House Energy and Commerce Committee Chairman Frank Pallone Jr. (D-N.J.) and Sen. Tom Carper (Del.), the top Democrat on the Senate Environment and Public Works Committee, said the request was "in light of numerous comments from Administrator Wheeler, including statements made to Congress, that plainly contradict data presented to him by EPA's own experts."
"Despite the fact that you were briefed on these concerns before the rule was proposed, you have continued to make assertions about the proposal that you must know do not reflect the views of EPA's expert staff," the lawmakers wrote.
The EPA's controversial proposal would freeze emissions standards set by the Obama administration in 2020 rather than have them tighten into 2026. Vehicle manufacturers oppose the plan, and the proposal has sparked a lawsuit with California, with the state threatening to enact other tough measures to reduce greenhouse gas emissions.
An EPA spokesperson told The Hill when asked to comment on the letter that the agency "will respond through the proper channels."

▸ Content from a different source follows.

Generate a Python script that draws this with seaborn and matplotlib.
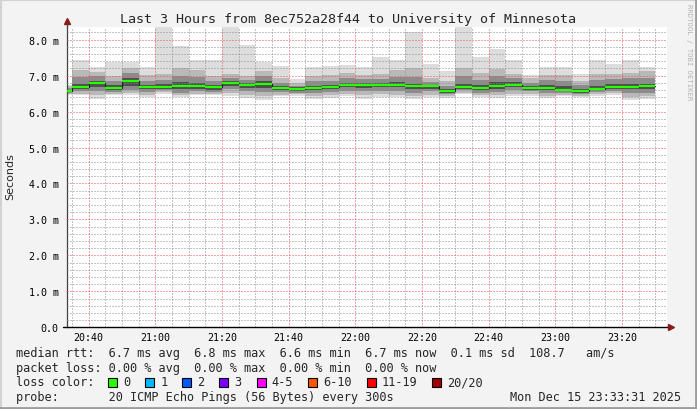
import numpy as np
import pandas as pd
import seaborn as sns
import matplotlib.pyplot as plt
from matplotlib.patches import Rectangle
from matplotlib.lines import Line2D

# 5 minute bins (start time) and the ping distribution of each bin, in ms
bin_start = ["20:30", "20:35", "20:40", "20:45", "20:50", "20:55",
             "21:00", "21:05", "21:10", "21:15", "21:20", "21:25",
             "21:30", "21:35", "21:40", "21:45", "21:50", "21:55",
             "22:00", "22:05", "22:10", "22:15", "22:20", "22:25",
             "22:30", "22:35", "22:40", "22:45", "22:50", "22:55",
             "23:00", "23:05", "23:10", "23:15", "23:20", "23:25"]

ping_max = [6.75, 7.44, 7.25, 7.39, 7.39, 7.23, 8.60, 7.81, 7.42, 7.42, 8.45, 7.86,
            7.39, 7.26, 6.91, 7.25, 7.28, 7.30, 7.25, 7.53, 7.42, 8.20, 7.32, 7.14,
            8.60, 7.51, 7.74, 7.44, 7.02, 7.25, 7.25, 7.05, 7.44, 7.32, 7.42, 7.25]
ping_p90 = [6.70, 7.15, 7.10, 7.00, 7.20, 7.02, 7.05, 7.20, 7.15, 7.00, 7.05, 7.00,
            7.12, 6.92, 6.80, 7.00, 7.02, 7.08, 7.02, 7.05, 7.15, 7.20, 6.92, 6.85,
            7.22, 7.08, 7.18, 7.05, 6.92, 7.02, 7.02, 6.85, 7.05, 7.05, 7.08, 7.12]
ping_p75 = [6.65, 6.95, 6.98, 6.85, 7.07, 6.85, 6.88, 7.00, 6.95, 6.85, 6.92, 6.88,
            6.98, 6.80, 6.72, 6.85, 6.86, 6.92, 6.90, 6.90, 6.95, 6.95, 6.82, 6.72,
            6.98, 6.88, 6.98, 6.92, 6.80, 6.88, 6.85, 6.74, 6.88, 6.90, 6.92, 6.92]
ping_p60 = [6.61, 6.78, 6.86, 6.73, 6.92, 6.75, 6.76, 6.82, 6.80, 6.74, 6.84, 6.79,
            6.85, 6.71, 6.67, 6.72, 6.75, 6.80, 6.80, 6.80, 6.82, 6.78, 6.75, 6.62,
            6.78, 6.74, 6.82, 6.82, 6.72, 6.74, 6.70, 6.63, 6.72, 6.76, 6.77, 6.78]
median = [6.58, 6.69, 6.80, 6.66, 6.85, 6.69, 6.69, 6.72, 6.70, 6.67, 6.80, 6.74,
          6.77, 6.66, 6.63, 6.66, 6.69, 6.74, 6.75, 6.74, 6.74, 6.71, 6.71, 6.56,
          6.68, 6.66, 6.71, 6.74, 6.65, 6.66, 6.60, 6.57, 6.63, 6.68, 6.68, 6.72]
ping_p40 = [6.56, 6.62, 6.68, 6.60, 6.70, 6.62, 6.64, 6.62, 6.63, 6.61, 6.72, 6.66,
            6.65, 6.60, 6.58, 6.60, 6.62, 6.67, 6.66, 6.68, 6.67, 6.62, 6.64, 6.52,
            6.64, 6.60, 6.63, 6.68, 6.61, 6.60, 6.56, 6.53, 6.59, 6.64, 6.62, 6.63]
ping_p25 = [6.53, 6.56, 6.58, 6.55, 6.60, 6.55, 6.60, 6.52, 6.56, 6.55, 6.63, 6.57,
            6.55, 6.54, 6.53, 6.52, 6.55, 6.58, 6.56, 6.58, 6.57, 6.52, 6.56, 6.48,
            6.59, 6.53, 6.54, 6.60, 6.56, 6.52, 6.51, 6.49, 6.54, 6.58, 6.52, 6.53]
ping_p10 = [6.50, 6.50, 6.45, 6.50, 6.52, 6.47, 6.55, 6.45, 6.50, 6.49, 6.52, 6.47,
            6.42, 6.47, 6.48, 6.43, 6.45, 6.48, 6.45, 6.48, 6.47, 6.42, 6.47, 6.43,
            6.53, 6.45, 6.45, 6.50, 6.50, 6.44, 6.46, 6.44, 6.48, 6.52, 6.40, 6.42]
ping_min = [6.45, 6.47, 6.36, 6.47, 6.47, 6.40, 6.50, 6.40, 6.45, 6.45, 6.44, 6.38,
            6.32, 6.42, 6.44, 6.35, 6.38, 6.42, 6.35, 6.40, 6.40, 6.35, 6.40, 6.38,
            6.49, 6.40, 6.38, 6.44, 6.44, 6.37, 6.42, 6.40, 6.44, 6.47, 6.32, 6.34]

x_tick_labels = ["20:40", "21:00", "21:20", "21:40", "22:00", "22:20", "22:40", "23:00", "23:20"]
y_ticks = [0, 1, 2, 3, 4, 5, 6, 7, 8]
y_tick_labels = ["0.0", "1.0 m", "2.0 m", "3.0 m", "4.0 m", "5.0 m", "6.0 m", "7.0 m", "8.0 m"]

loss_labels = ["0", "1", "2", "3", "4-5", "6-10", "11-19", "20/20"]
loss_colors = ["#26ff00", "#00b8ff", "#0059ff", "#7e00ff", "#ff00ff", "#ff5500", "#ff0000", "#a10000"]

title = "Last 3 Hours from 8ec752a28f44 to University of Minnesota"
legend_rtt = "median rtt:  6.7 ms avg  6.8 ms max  6.6 ms min  6.7 ms now  0.1 ms sd  108.7   am/s"
legend_loss = "packet loss: 0.00 % avg  0.00 % max  0.00 % min  0.00 % now"
legend_probe = "probe:       20 ICMP Echo Pings (56 Bytes) every 300s"
stamp = "Mon Dec 15 23:33:31 2025"


def minutes(hhmm):
    h, m = hhmm.split(":")
    return int(h) * 60 + int(m)


starts = [minutes(t) for t in bin_start]
step = 5
view_start = minutes("20:33") + 31 / 60
view_end = view_start + 180

sns.set_style("white")
plt.rcParams["font.family"] = ["DejaVu Sans Mono"]

W, H = 697, 410
fig = plt.figure(figsize=(W / 100, H / 100), dpi=100)
fig.patch.set_facecolor("#f3f3f3")
ax = fig.add_axes([67 / W, 1 - 328.3 / H, 600 / W, 300.6 / H])
ax.set_facecolor("white")

# smoke: nested bands, lighter towards the extremes
layers = [(ping_min, ping_max, "#dddddd"),
          (ping_p10, ping_p90, "#b9b9b9"),
          (ping_p25, ping_p75, "#8c8c8c"),
          (ping_p40, ping_p60, "#4e4e4e")]
for lo, hi, col in layers:
    ax.bar(starts, [h - l for l, h in zip(lo, hi)], bottom=lo, width=step,
           align="edge", color=col, linewidth=0, zorder=1)

# median: thin dark step line plus green bars (loss 0)
med_df = pd.DataFrame({"t": starts + [starts[-1] + step], "rtt": median + [median[-1]]})
sns.lineplot(data=med_df, x="t", y="rtt", drawstyle="steps-post", color="#202020",
             linewidth=0.8, estimator=None, ax=ax, zorder=3)
ax.hlines(median, starts, [s + step for s in starts], color=loss_colors[0],
          linewidth=1.6, zorder=4)

ax.set_xlim(view_start, view_end)
ax.set_ylim(0, 8.36)
ax.set_xlabel("")
ax.set_ylabel("")
ax.set_xticks([minutes(t) for t in x_tick_labels])
ax.set_xticklabels(x_tick_labels)
ax.set_xticks(np.arange(minutes("20:35"), view_end, 5), minor=True)
ax.set_yticks(y_ticks)
ax.set_yticklabels(y_tick_labels)
ax.set_yticks(np.arange(0, 8.36, 0.2), minor=True)

ax.set_axisbelow(False)
ax.grid(which="minor", color=(0.55, 0.55, 0.55, 0.22), linestyle=(0, (1, 2)), linewidth=0.72)
ax.grid(which="major", color=(0.95, 0.3, 0.3, 0.38), linestyle=(0, (1, 2)), linewidth=0.72)

ax.tick_params(axis="y", which="major", length=3, width=0.72, color=(0.9, 0.45, 0.45),
               pad=3, labelsize=7.2, labelcolor="black")
ax.tick_params(axis="y", which="minor", length=2, width=0.72, color="#c8c8c8")
ax.tick_params(axis="x", which="both", length=0, pad=3.5, labelsize=7.2, labelcolor="black")

for s in ["top", "right", "bottom"]:
    ax.spines[s].set_visible(False)
ax.spines["left"].set_color("#404040")
ax.spines["left"].set_linewidth(0.9)

# axis lines with arrow heads
ax.plot([-0.007, 1.004], [0, 0], transform=ax.transAxes, color="black", lw=1.0,
        clip_on=False, zorder=5)
ax.plot([0, 0], [1, 1.015], transform=ax.transAxes, color="#404040", lw=0.9,
        clip_on=False, zorder=5)
ax.plot([1.007], [0], transform=ax.transAxes, marker=">", markersize=4.5,
        color="#8b1a1a", clip_on=False, zorder=6)
ax.plot([0], [1.02], transform=ax.transAxes, marker="^", markersize=4.5,
        color="#8b1a1a", clip_on=False, zorder=6)

fig.text(348 / W, 1 - 19 / H, title, fontsize=9.6, ha="center", va="center")
fig.text(10 / W, 1 - 177 / H, "Seconds", fontsize=8, rotation=90, ha="center",
         va="center", family="DejaVu Sans")
fig.text(689 / W, 1 - 4 / H, "RRDTOOL / TOBI OETIKER", fontsize=5.2, rotation=270,
         ha="center", va="top", color="#b4b4b4")

fs = 8.55
fig.text(16 / W, 1 - 353.5 / H, legend_rtt, fontsize=fs, va="center")
fig.text(16 / W, 1 - 368.5 / H, legend_loss, fontsize=fs, va="center")
fig.text(16 / W, 1 - 383 / H, "loss color:", fontsize=fs, va="center")
fig.text(16 / W, 1 - 398 / H, legend_probe, fontsize=fs, va="center")
fig.text(681 / W, 1 - 398 / H, stamp, fontsize=fs, va="center", ha="right")

bx = 108
for lab, col in zip(loss_labels, loss_colors):
    fig.add_artist(Rectangle((bx / W, 1 - 387.5 / H), 9 / W, 9 / H, transform=fig.transFigure,
                             facecolor=col, edgecolor="black", linewidth=0.8))
    fig.text((bx + 15) / W, 1 - 383 / H, lab, fontsize=fs, va="center")
    bx += 30 + 7.15 * len(lab)

# 3d frame around the image
fig.add_artist(Line2D([0, 1], [1 - 1 / H, 1 - 1 / H], transform=fig.transFigure, color="#d2d2d2", lw=1.5))
fig.add_artist(Line2D([1 / W, 1 / W], [0, 1], transform=fig.transFigure, color="#d2d2d2", lw=1.5))
fig.add_artist(Line2D([0, 1], [1.5 / H, 1.5 / H], transform=fig.transFigure, color="#9c9c9c", lw=2))
fig.add_artist(Line2D([1 - 1.5 / W, 1 - 1.5 / W], [0, 1], transform=fig.transFigure, color="#9c9c9c", lw=2))

fig.savefig("out.png", dpi=100, facecolor=fig.get_facecolor())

In a letter to the agency, the Democrats homed in on one particular comment Wheeler made to Congress in April.
"I have been told by my staff that the CO2 reductions, the impact of the CO2 reductions are pretty similar to what the Obama administration proposal would have received under their - would have gotten under their proposal. Because the Obama proposal had a number of exemptions and off-ramps. And the car, automobile manufacturers aren't complying with the Obama standards today," Wheeler told the House Energy and Commerce Committee then.
The legislators said that was demonstrably false.
"These and other statements like it are remarkable since analysis in the proposed rule clearly demonstrates that carbon pollution will increase by 8 billion tons during this century if the Trump Administration proposal is finalized," they wrote in the letter.
The Democrats argued that the only discernible purpose for the proposed rollback is to increase the profits of the oil industry and said the request for documents was to shed light on how outside groups may have influenced the agency.
The two are asking the agency to turn over a number of materials, including briefing slides prepared by EPA staff, a list of meetings held with a number of fuel industry and conservative groups and any correspondence between them and political appointees.
The legislators also ask for information presented to Bill Wehrum, the head of EPA's air office and a former lobbyist who Democrats have probed on a number of issues.